De temps en temps, mes fidèles lecteurs le savent, je me fais plaisir en m’offrant des incursions dans les domaines de la littérature anglo-saxonne, des escapades qui me permettent d’introduire une certaine diversité dans les colonnes de la Bauge littéraire, d’y faire souffler une brise riche d’effluves marines pour avoir traversé l’océan, et de changer un peu d’ambiance en offrant aux internautes le moyen de se frotter à des auteurs d’outre-Atlantique dont l’approche n’est pas tout à fait la même que celle de nos écrivains hexagonaux, même si les sujets, forcément, se ressemblent. Encore que j’ai l’impression d’avoir remarqué une plus grande variété chez nos consœurs et confrères américains, une plus grande hardiesse quand il s’agit de construire des textes autour des pratiques peu communes comme celle des vaches humaines et la lactation forcée ou encore celle des machines à baiser.
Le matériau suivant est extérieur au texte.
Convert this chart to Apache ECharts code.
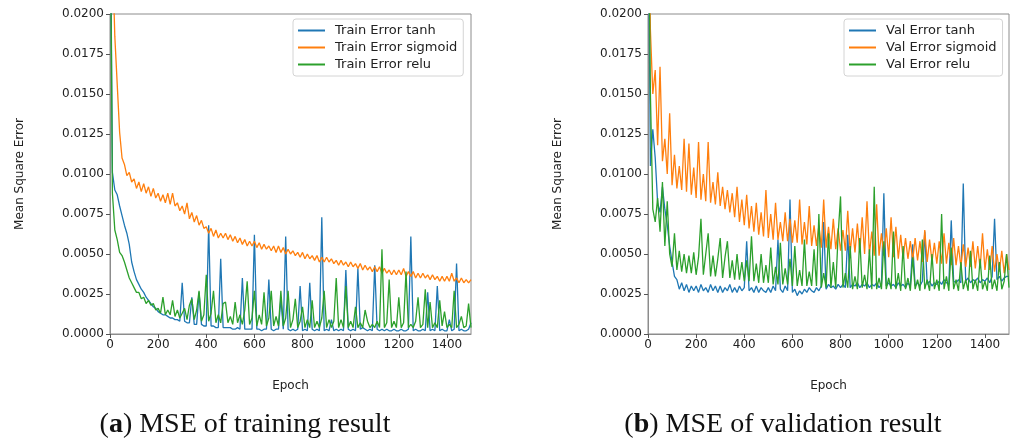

Si ces sujets ne sont pas absents du domaine francophone, une recherche même sommaire montre la plus grande diversité du côté de nos amis anglophones. Aujourd’hui, j’ai le plaisir de pouvoir vous parler de Annie and the Sybian, Annie étant une jeune Américaine d’à peine dix-huit ans qui rêve de chevaucher une « Sybian », une célèbre variante des machines à baiser sus-mentionnées, et dont le fantasme est d’être prise en main afin de vaincre les réticences qu’une éducation trop orientée vers les convenances a mises entre elle et le plaisir. Et celui-ci, vous allez le voir, doit être excessif pour la combler.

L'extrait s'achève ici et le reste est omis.